_Records for this task_
— START —

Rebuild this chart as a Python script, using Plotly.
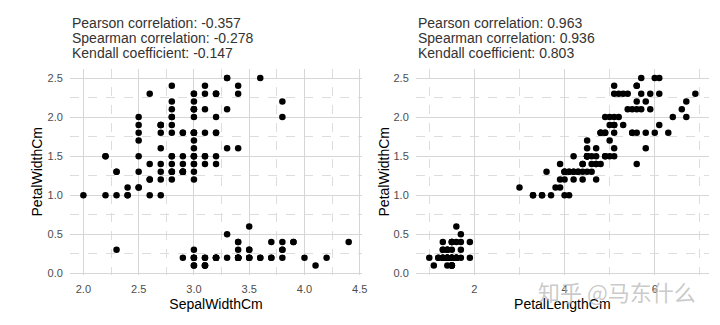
import plotly.graph_objects as go

# Iris data (UCI / Kaggle version)
sepal_width = [3.5,3.0,3.2,3.1,3.6,3.9,3.4,3.4,2.9,3.1,3.7,3.4,3.0,3.0,4.0,4.4,3.9,3.5,3.8,3.8,
               3.4,3.7,3.6,3.3,3.4,3.0,3.4,3.5,3.4,3.2,3.1,3.4,4.1,4.2,3.1,3.2,3.5,3.1,3.0,3.4,
               3.5,2.3,3.2,3.5,3.8,3.0,3.8,3.2,3.7,3.3,
               3.2,3.2,3.1,2.3,2.8,2.8,3.3,2.4,2.9,2.7,2.0,3.0,2.2,2.9,2.9,3.1,3.0,2.7,2.2,2.5,
               3.2,2.8,2.5,2.8,2.9,3.0,2.8,3.0,2.9,2.6,2.4,2.4,2.7,2.7,3.0,3.4,3.1,2.3,3.0,2.5,
               2.6,3.0,2.6,2.3,2.7,3.0,2.9,2.9,2.5,2.8,
               3.3,2.7,3.0,2.9,3.0,3.0,2.5,2.9,2.5,3.6,3.2,2.7,3.0,2.5,2.8,3.2,3.0,3.8,2.6,2.2,
               3.2,2.8,2.8,2.7,3.3,3.2,2.8,3.0,2.8,3.0,2.8,3.8,2.8,2.8,2.6,3.0,3.4,3.1,3.0,3.1,
               3.1,3.1,2.7,3.2,3.3,3.0,2.5,3.0,3.4,3.0]
petal_length = [1.4,1.4,1.3,1.5,1.4,1.7,1.4,1.5,1.4,1.5,1.5,1.6,1.4,1.1,1.2,1.5,1.3,1.4,1.7,1.5,
                1.7,1.5,1.0,1.7,1.9,1.6,1.6,1.5,1.4,1.6,1.6,1.5,1.5,1.4,1.5,1.2,1.3,1.5,1.3,1.5,
                1.3,1.3,1.3,1.6,1.9,1.4,1.6,1.4,1.5,1.4,
                4.7,4.5,4.9,4.0,4.6,4.5,4.7,3.3,4.6,3.9,3.5,4.2,4.0,4.7,3.6,4.4,4.5,4.1,4.5,3.9,
                4.8,4.0,4.9,4.7,4.3,4.4,4.8,5.0,4.5,3.5,3.8,3.7,3.9,5.1,4.5,4.5,4.7,4.4,4.1,4.0,
                4.4,4.6,4.0,3.3,4.2,4.2,4.2,4.3,3.0,4.1,
                6.0,5.1,5.9,5.6,5.8,6.6,4.5,6.3,5.8,6.1,5.1,5.3,5.5,5.0,5.1,5.3,5.5,6.7,6.9,5.0,
                5.7,4.9,6.7,4.9,5.7,6.0,4.8,4.9,5.6,5.8,6.1,6.4,5.6,5.1,5.6,6.1,5.6,5.5,4.8,5.4,
                5.6,5.1,5.1,5.9,5.7,5.2,5.0,5.2,5.4,5.1]
petal_width = [0.2,0.2,0.2,0.2,0.2,0.4,0.3,0.2,0.2,0.1,0.2,0.2,0.1,0.1,0.2,0.4,0.4,0.3,0.3,0.3,
               0.2,0.4,0.2,0.5,0.2,0.2,0.4,0.2,0.2,0.2,0.2,0.4,0.1,0.2,0.1,0.2,0.2,0.1,0.2,0.2,
               0.3,0.3,0.2,0.6,0.4,0.3,0.2,0.2,0.2,0.2,
               1.4,1.5,1.5,1.3,1.5,1.3,1.6,1.0,1.3,1.4,1.0,1.5,1.0,1.4,1.3,1.4,1.5,1.0,1.5,1.1,
               1.8,1.3,1.5,1.2,1.3,1.4,1.4,1.7,1.5,1.0,1.1,1.0,1.2,1.6,1.5,1.6,1.5,1.3,1.3,1.3,
               1.2,1.4,1.2,1.0,1.3,1.2,1.3,1.3,1.1,1.3,
               2.5,1.9,2.1,1.8,2.2,2.1,1.7,1.8,1.8,2.5,2.0,1.9,2.1,2.0,2.4,2.3,1.8,2.2,2.3,1.5,
               2.3,2.0,2.0,1.8,2.1,1.8,1.8,1.8,2.1,1.6,1.9,2.0,2.2,1.5,1.4,2.3,2.4,1.8,1.8,2.1,
               2.4,2.3,1.9,2.3,2.5,2.3,1.9,2.0,2.3,1.8]

left_stats = ["Pearson correlation: -0.357", "Spearman correlation: -0.278", "Kendall coefficient: -0.147"]
right_stats = ["Pearson correlation: 0.963", "Spearman correlation: 0.936", "Kendall coefficient: 0.803"]
watermark = "知乎 @马东什么"

FONT = "Liberation Sans, Arial, sans-serif"
W, H = 720, 325
ytop, ybot = 69.5, 278.3
ydom = [(H - ybot) / H, (H - ytop) / H]
x1dom = [70.6 / W, 364.5 / W]
x2dom = [418.9 / W, 713.6 / W]

fig = go.Figure()
fig.add_trace(go.Scatter(x=sepal_width, y=petal_width, mode="markers",
                         marker=dict(color="black", size=6.5), xaxis="x", yaxis="y",
                         showlegend=False, hoverinfo="skip"))
fig.add_trace(go.Scatter(x=petal_length, y=petal_width, mode="markers",
                         marker=dict(color="black", size=6.5), xaxis="x2", yaxis="y2",
                         showlegend=False, hoverinfo="skip"))

major = "#d6d6d6"
minorc = "#dddddd"
common = dict(showline=False, zeroline=False, showgrid=True, gridcolor=major, gridwidth=1,
              ticks="outside", ticklen=4, tickcolor="rgba(0,0,0,0)",
              tickfont=dict(family=FONT, size=11, color="#4d4d4d"),
              title_font=dict(family=FONT, size=14, color="black"))

ytickvals = [0, 0.5, 1.0, 1.5, 2.0, 2.5]
yticktext = ["0.0", "0.5", "1.0", "1.5", "2.0", "2.5"]
yminor = dict(tickvals=[0.25, 0.75, 1.25, 1.75, 2.25], showgrid=True,
              griddash="dash", gridcolor=minorc, gridwidth=1, ticks="")

fig.update_layout(
    width=W, height=H, margin=dict(l=0, r=0, t=0, b=0),
    paper_bgcolor="white", plot_bgcolor="white",
    xaxis=dict(domain=x1dom, range=[1.88, 4.52], tickvals=[2.0, 2.5, 3.0, 3.5, 4.0, 4.5],
               ticktext=["2.0", "2.5", "3.0", "3.5", "4.0", "4.5"], anchor="y",
               minor=dict(tickvals=[2.25, 2.75, 3.25, 3.75, 4.25], showgrid=True,
                          griddash="dash", gridcolor=minorc, gridwidth=1, ticks=""),
               title=dict(text="SepalWidthCm", standoff=5), **common),
    yaxis=dict(domain=ydom, range=[-0.02, 2.62], tickvals=ytickvals, ticktext=yticktext,
               anchor="x", minor=yminor,
               title=dict(text="PetalWidthCm", standoff=1), **common),
    xaxis2=dict(domain=x2dom, range=[0.705, 7.195], tickvals=[2, 4, 6], anchor="y2",
                minor=dict(tickvals=[1, 3, 5, 7], showgrid=True,
                           griddash="dash", gridcolor=minorc, gridwidth=1, ticks=""),
                title=dict(text="PetalLengthCm", standoff=5), **common),
    yaxis2=dict(domain=ydom, range=[-0.02, 2.62], tickvals=ytickvals, ticktext=yticktext,
                anchor="x2", minor=yminor,
                title=dict(text="PetalWidthCm", standoff=0), **common),
)

line_y = [23.5, 38.5, 53.5]
for xd, stats in ((x1dom, left_stats), (x2dom, right_stats)):
    for ly, s in zip(line_y, stats):
        fig.add_annotation(xref="paper", yref="paper", x=xd[0], y=1 - ly / H,
                           xanchor="left", yanchor="middle", align="left", showarrow=False,
                           text=s, font=dict(family=FONT, size=14, color="#333333"))

fig.add_annotation(xref="paper", yref="paper", x=703 / W, y=1 - 295 / H,
                   xanchor="right", yanchor="middle", showarrow=False,
                   text=watermark,
                   font=dict(family="Noto Sans CJK SC", size=22, color="rgba(185,185,185,0.75)"))

fig.write_html("out.html")
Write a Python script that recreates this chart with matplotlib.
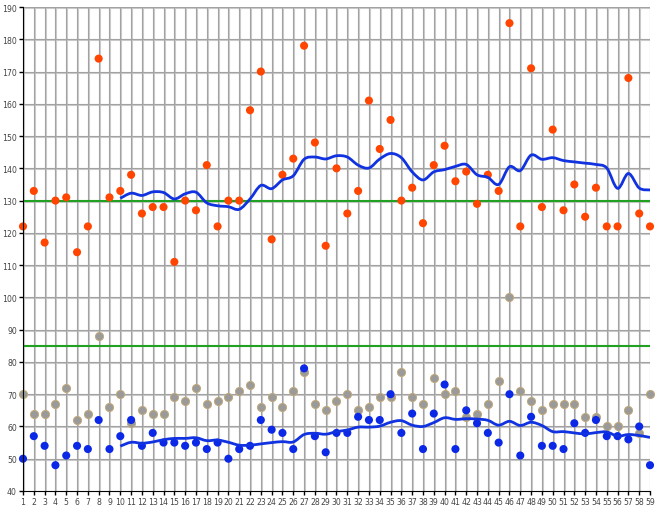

— END —

_Task instructions_
Write out an exact copy of the listing, first line through the line containing "import plotly.graph_objects as go", with the pictures left out.

_Right answer_
Rebuild this chart as a Python script, using Plotly.
import plotly.graph_objects as go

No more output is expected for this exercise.